Gilles Chanteperdrix wrote:
> Jan Kiszka wrote:
>> Gilles Chanteperdrix wrote:
>>> Jan Kiszka wrote:
>>>> Gilles Chanteperdrix wrote:
>>>>> Jan Kiszka wrote:
>>>>>> Gilles Chanteperdrix wrote:
>>>>>>> Jan Kiszka wrote:
>>>>>>>> Hi again,
>>>>>>>>
>>>>>>>> this is now basically the patch which seems to stabilized x86 /wrt mmu
>>>>>>>> switches again:
>>>>>>>>
>>>>>>>> There were 3 race windows between setting active_mm of the current task
>>>>>>>> and actually switching it (that's a noarch issue), there were several
>>>>>>>> calls into switch_mm without proper hard interrupt protection (on archs
>>>>>>>> that have no preemptible switch_mm, like x86) and there was a race in
>>>>>>>> x86's leave_mm (as Gilles already remarked earlier in this thread -
>>>>>>>> while I was looking at an old tree where smp_invalidate_interrupt took
>>>>>>>> care of this).
>>>>>>>>
>>>>>>>> The patch is thought as a basis for further discussions about
>>>>>>>>
>>>>>>>>  o how to solve all the issues for all archs technically (ideally
>>>>>>>>    without the need to patch noarch parts in an arch-specific way...)
>>>>>>>>
>>>>>>>>  o if anyone thinks there could be more spots like these (I've checked
>>>>>>>>    the code only for x86 so far)

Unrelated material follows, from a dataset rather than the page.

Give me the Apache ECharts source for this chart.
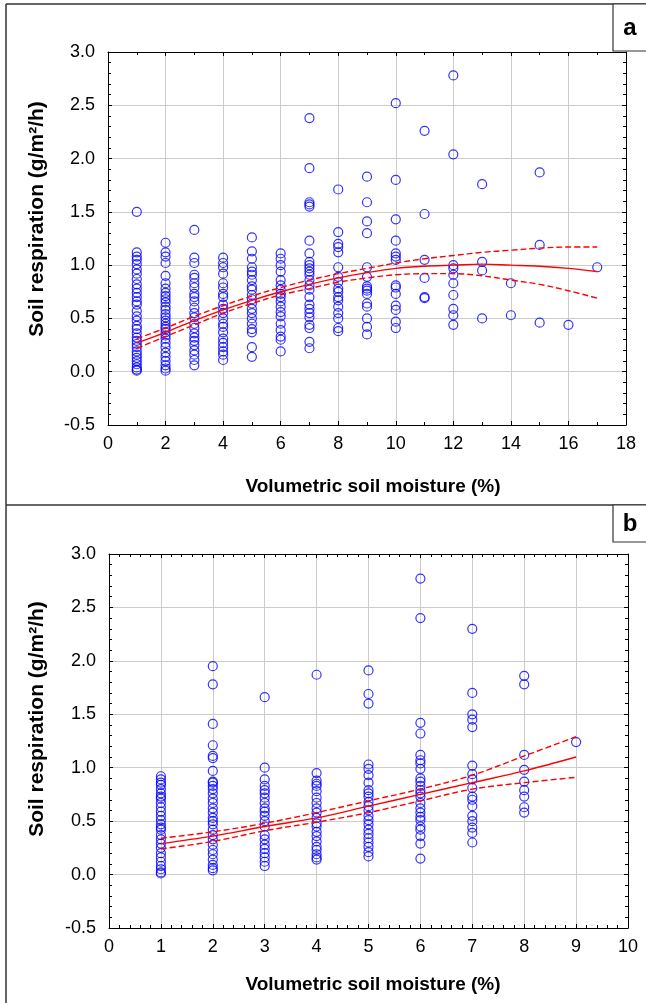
<!DOCTYPE html>
<html><head><meta charset="utf-8">
<script src="https://cdn.jsdelivr.net/npm/echarts@6/dist/echarts.min.js"></script>
<style>html,body{margin:0;padding:0;background:#fff}#c{width:646px;height:1003px}</style>
</head><body><div id="c"></div>
<script>
// ---------- Panel a data ----------
const moistA = [1,2,3,4,5,6,7,8,9,10,11,12,13,14,15,16,17];
const respA = [
  [1.50,1.12,1.08,1.05,1.01,0.96,0.92,0.87,0.82,0.78,0.74,0.70,0.66,0.63,0.57,0.52,0.48,0.43,0.40,0.36,0.32,0.29,0.26,0.23,0.19,0.16,0.13,0.10,0.07,0.04,0.02,0.01],
  [1.21,1.12,1.08,1.02,0.90,0.83,0.78,0.74,0.71,0.68,0.65,0.61,0.58,0.54,0.51,0.48,0.45,0.42,0.40,0.37,0.34,0.31,0.27,0.23,0.18,0.14,0.10,0.06,0.03,0.01],
  [1.33,1.07,1.02,0.91,0.88,0.83,0.79,0.73,0.70,0.66,0.60,0.55,0.51,0.45,0.41,0.36,0.32,0.29,0.25,0.20,0.16,0.11,0.06],
  [1.07,1.02,0.98,0.92,0.83,0.79,0.73,0.70,0.63,0.59,0.55,0.50,0.45,0.42,0.37,0.31,0.27,0.23,0.19,0.16,0.11],
  [1.26,1.13,1.06,0.98,0.94,0.91,0.86,0.80,0.77,0.72,0.68,0.64,0.59,0.55,0.50,0.45,0.40,0.37,0.23,0.14],
  [1.11,1.06,1.00,0.94,0.86,0.81,0.77,0.73,0.70,0.66,0.61,0.56,0.52,0.45,0.39,0.33,0.30,0.19],
  [2.38,1.91,1.59,1.57,1.55,1.23,1.11,1.03,1.00,0.97,0.94,0.91,0.86,0.81,0.77,0.70,0.63,0.59,0.55,0.51,0.44,0.41,0.28,0.22],
  [1.71,1.31,1.20,1.17,1.12,0.98,0.89,0.84,0.78,0.75,0.70,0.67,0.61,0.55,0.50,0.41,0.38],
  [1.83,1.59,1.41,1.30,0.98,0.89,0.80,0.78,0.76,0.73,0.64,0.61,0.50,0.42,0.35],
  [2.52,1.80,1.43,1.23,1.11,1.08,1.05,0.81,0.79,0.73,0.62,0.58,0.47,0.41],
  [2.26,1.48,1.05,0.88,0.70,0.69],
  [2.78,2.04,1.00,0.97,0.91,0.83,0.72,0.59,0.53,0.44],
  [1.76,1.03,0.95,0.50],
  [0.83,0.53],
  [1.87,1.19,0.46],
  [0.44],
  [0.98]
];
const fitA   = [0.27,0.37,0.48,0.58,0.67,0.75,0.82,0.88,0.93,0.97,0.99,1.00,1.01,1.00,0.99,0.97,0.94];
const upperA = [0.31,0.41,0.52,0.62,0.71,0.79,0.86,0.92,0.97,1.02,1.06,1.09,1.12,1.14,1.16,1.17,1.17];
const lowerA = [0.22,0.33,0.44,0.55,0.64,0.72,0.78,0.84,0.88,0.91,0.92,0.92,0.90,0.86,0.82,0.76,0.69];

// ---------- Panel b data ----------
const moistB = [1,2,3,4,5,6,7,8,9];
const respB = [
  [0.92,0.89,0.86,0.84,0.80,0.76,0.73,0.71,0.67,0.63,0.59,0.55,0.51,0.47,0.44,0.42,0.37,0.33,0.29,0.25,0.20,0.16,0.12,0.08,0.05,0.02,0.01],
  [1.95,1.78,1.41,1.21,1.11,1.09,0.97,0.87,0.86,0.83,0.80,0.76,0.71,0.67,0.62,0.58,0.53,0.50,0.47,0.42,0.37,0.33,0.28,0.23,0.19,0.14,0.09,0.06,0.04],
  [1.66,1.00,0.89,0.83,0.79,0.76,0.72,0.67,0.62,0.59,0.55,0.50,0.45,0.37,0.33,0.28,0.24,0.20,0.16,0.12,0.08],
  [1.87,0.95,0.88,0.85,0.83,0.78,0.72,0.67,0.62,0.58,0.53,0.48,0.45,0.40,0.36,0.31,0.26,0.23,0.19,0.16,0.14],
  [1.91,1.69,1.60,1.03,0.99,0.93,0.86,0.79,0.76,0.73,0.68,0.64,0.60,0.55,0.51,0.47,0.42,0.38,0.34,0.30,0.26,0.21,0.17],
  [2.77,2.40,1.42,1.32,1.12,1.07,1.04,0.99,0.90,0.87,0.83,0.79,0.76,0.73,0.67,0.62,0.58,0.54,0.51,0.45,0.42,0.36,0.29,0.15],
  [2.30,1.70,1.50,1.45,1.38,1.02,0.94,0.89,0.81,0.73,0.70,0.64,0.55,0.50,0.44,0.39,0.30],
  [1.86,1.78,1.12,0.98,0.87,0.79,0.73,0.63,0.58],
  [1.24]
];
const fitB   = [0.29,0.36,0.45,0.53,0.64,0.75,0.86,0.97,1.10];
const upperB = [0.34,0.40,0.48,0.58,0.69,0.80,0.93,1.11,1.29];
const lowerB = [0.24,0.31,0.41,0.49,0.58,0.69,0.80,0.86,0.91];

// ---------- Labels ----------
const xTitle = 'Volumetric soil moisture (%)';
const yTitle = 'Soil respiration (g/m\u00B2/h)';
const panelLabels = ['a', 'b'];

const FONT = '"Liberation Sans", Arial, sans-serif';
const BLUE = '#0000ff';
const RED = '#ff0000';

function pts(xs, cols) {
  const out = [];
  xs.forEach((x, i) => cols[i].forEach(v => out.push([x, v])));
  return out;
}
function pairs(xs, ys) { return xs.map((x, i) => [x, ys[i]]); }

function xAxes(grid, max, interval, minorSplit) {
  const common = {
    gridIndex: grid, type: 'value', min: 0, max: max, interval: interval,
    axisLine: { show: true, onZero: false, lineStyle: { color: '#000', width: 1 } },
    axisTick: { show: true, inside: true, length: 4, lineStyle: { color: '#000', width: 1 } },
    minorTick: { show: true, splitNumber: minorSplit, length: 3, lineStyle: { color: '#000', width: 1 } }
  };
  return [
    Object.assign({}, common, {
      position: 'bottom',
      splitLine: { show: true, lineStyle: { color: '#cccccc', width: 1 } },
      axisLabel: { show: true, fontSize: 18, color: '#000', margin: 10, fontFamily: FONT }
    }),
    Object.assign({}, common, {
      position: 'top', splitLine: { show: false }, axisLabel: { show: false }
    })
  ];
}
function yAxes(grid) {
  const common = {
    gridIndex: grid, type: 'value', min: -0.5, max: 3.0, interval: 0.5,
    axisLine: { show: true, onZero: false, lineStyle: { color: '#000', width: 1 } },
    axisTick: { show: true, inside: true, length: 4, lineStyle: { color: '#000', width: 1 } },
    minorTick: { show: true, splitNumber: 5, length: 3, lineStyle: { color: '#000', width: 1 } }
  };
  return [
    Object.assign({}, common, {
      position: 'left',
      splitLine: { show: true, lineStyle: { color: '#cccccc', width: 1 } },
      axisLabel: { show: true, fontSize: 18, color: '#000', margin: 13, fontFamily: FONT,
                   formatter: v => v.toFixed(1) }
    }),
    Object.assign({}, common, {
      position: 'right', splitLine: { show: false }, axisLabel: { show: false }
    })
  ];
}

function panelSeries(xi, yi, xs, cols, fx, fit, up, lo) {
  const scatter = {
    type: 'scatter', xAxisIndex: xi, yAxisIndex: yi, data: pts(xs, cols),
    symbol: 'circle', symbolSize: 9,
    itemStyle: { color: 'rgba(0,0,0,0)', borderColor: BLUE, borderWidth: 1.2 },
    z: 2
  };
  const mk = (d, dashed) => ({
    type: 'line', xAxisIndex: xi, yAxisIndex: yi, data: pairs(fx, d),
    showSymbol: false, symbol: 'none', smooth: 0.35,
    lineStyle: { color: RED, width: 1.4, type: dashed ? [6, 3] : 'solid' }, z: 3
  });
  return [scatter, mk(fit, false), mk(up, true), mk(lo, true)];
}

const chart = echarts.init(document.getElementById('c'), null, { renderer: 'canvas' });

const frame = '#333';
const option = {
  animation: false,
  backgroundColor: '#fff',
  grid: [
    { left: 108, top: 52, width: 518, height: 373 },
    { left: 109, top: 554, width: 519, height: 374 }
  ],
  xAxis: [].concat(xAxes(0, 18, 2, 2), xAxes(1, 10, 1, 5)),
  yAxis: [].concat(yAxes(0), yAxes(1)),
  series: [].concat(
    panelSeries(0, 0, moistA, respA, moistA, fitA, upperA, lowerA),
    panelSeries(2, 2, moistB, respB, moistB, fitB, upperB, lowerB)
  ),
  graphic: [
    // outer frame
    { type: 'line', shape: { x1: 6, y1: 4, x2: 646, y2: 4 }, style: { stroke: frame, lineWidth: 1.5 } },
    { type: 'line', shape: { x1: 6, y1: 4, x2: 6, y2: 1003 }, style: { stroke: frame, lineWidth: 1.5 } },
    { type: 'line', shape: { x1: 6, y1: 505, x2: 646, y2: 505 }, style: { stroke: frame, lineWidth: 1.5 } },
    // panel label boxes
    { type: 'rect', shape: { x: 613, y: 4, width: 40, height: 47 }, style: { fill: '#fff', stroke: frame, lineWidth: 1.2 } },
    { type: 'text', x: 630, y: 28, style: { text: panelLabels[0], font: 'bold 24px ' + FONT, fill: '#000', align: 'center', verticalAlign: 'middle' } },
    { type: 'rect', shape: { x: 613, y: 505, width: 40, height: 37 }, style: { fill: '#fff', stroke: frame, lineWidth: 1.2 } },
    { type: 'text', x: 630, y: 524, style: { text: panelLabels[1], font: 'bold 24px ' + FONT, fill: '#000', align: 'center', verticalAlign: 'middle' } },
    // axis titles
    { type: 'text', x: 373, y: 487, style: { text: xTitle, font: 'bold 19px ' + FONT, fill: '#000', align: 'center', verticalAlign: 'middle' } },
    { type: 'text', x: 373, y: 985, style: { text: xTitle, font: 'bold 19px ' + FONT, fill: '#000', align: 'center', verticalAlign: 'middle' } },
    { type: 'text', x: 37, y: 219, rotation: Math.PI / 2, style: { text: yTitle, font: 'bold 21px ' + FONT, fill: '#000', align: 'center', verticalAlign: 'middle' } },
    { type: 'text', x: 37, y: 719, rotation: Math.PI / 2, style: { text: yTitle, font: 'bold 21px ' + FONT, fill: '#000', align: 'center', verticalAlign: 'middle' } }
  ]
};
chart.setOption(option);
</script>
</body></html>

>>>>>>>> diff --git a/fs/aio.c b/fs/aio.c
>>>>>>>> index 76da125..0286f0f 100644
>>>>>>>> --- a/fs/aio.c
>>>>>>>> +++ b/fs/aio.c
>>>>>>>> @@ -618,13 +618,16 @@ static void use_mm(struct mm_struct *mm)
>>>>>>>>  {
>>>>>>>>        struct mm_struct *active_mm;
>>>>>>>>        struct task_struct *tsk = current;
>>>>>>>> +      unsigned long flags;
>>>>>>>>  
>>>>>>>>        task_lock(tsk);
>>>>>>>>        active_mm = tsk->active_mm;
>>>>>>>>        atomic_inc(&mm->mm_count);
>>>>>>>>        tsk->mm = mm;
>>>>>>>> +      local_irq_save_hw_cond(flags);
>>>>>>>>        tsk->active_mm = mm;
>>>>>>>> -      switch_mm(active_mm, mm, tsk);
>>>>>>>> +      __switch_mm(active_mm, mm, tsk);
>>>>>>>> +      local_irq_restore_hw_cond(flags);
>>>>>>>>        task_unlock(tsk);
>>>>>>>>  
>>>>>>>>        mmdrop(active_mm);
>>>>>>>> diff --git a/fs/exec.c b/fs/exec.c
>>>>>>>> index 3b36c69..06591ac 100644
>>>>>>>> --- a/fs/exec.c
>>>>>>>> +++ b/fs/exec.c
>>>>>>>> @@ -718,6 +718,7 @@ static int exec_mmap(struct mm_struct *mm)
>>>>>>>>  {
>>>>>>>>        struct task_struct *tsk;
>>>>>>>>        struct mm_struct * old_mm, *active_mm;
>>>>>>>> +      unsigned long flags;
>>>>>>>>  
>>>>>>>>        /* Notify parent that we're no longer interested in the old VM 
>>>>>>>> */
>>>>>>>>        tsk = current;
>>>>>>>> @@ -740,8 +741,10 @@ static int exec_mmap(struct mm_struct *mm)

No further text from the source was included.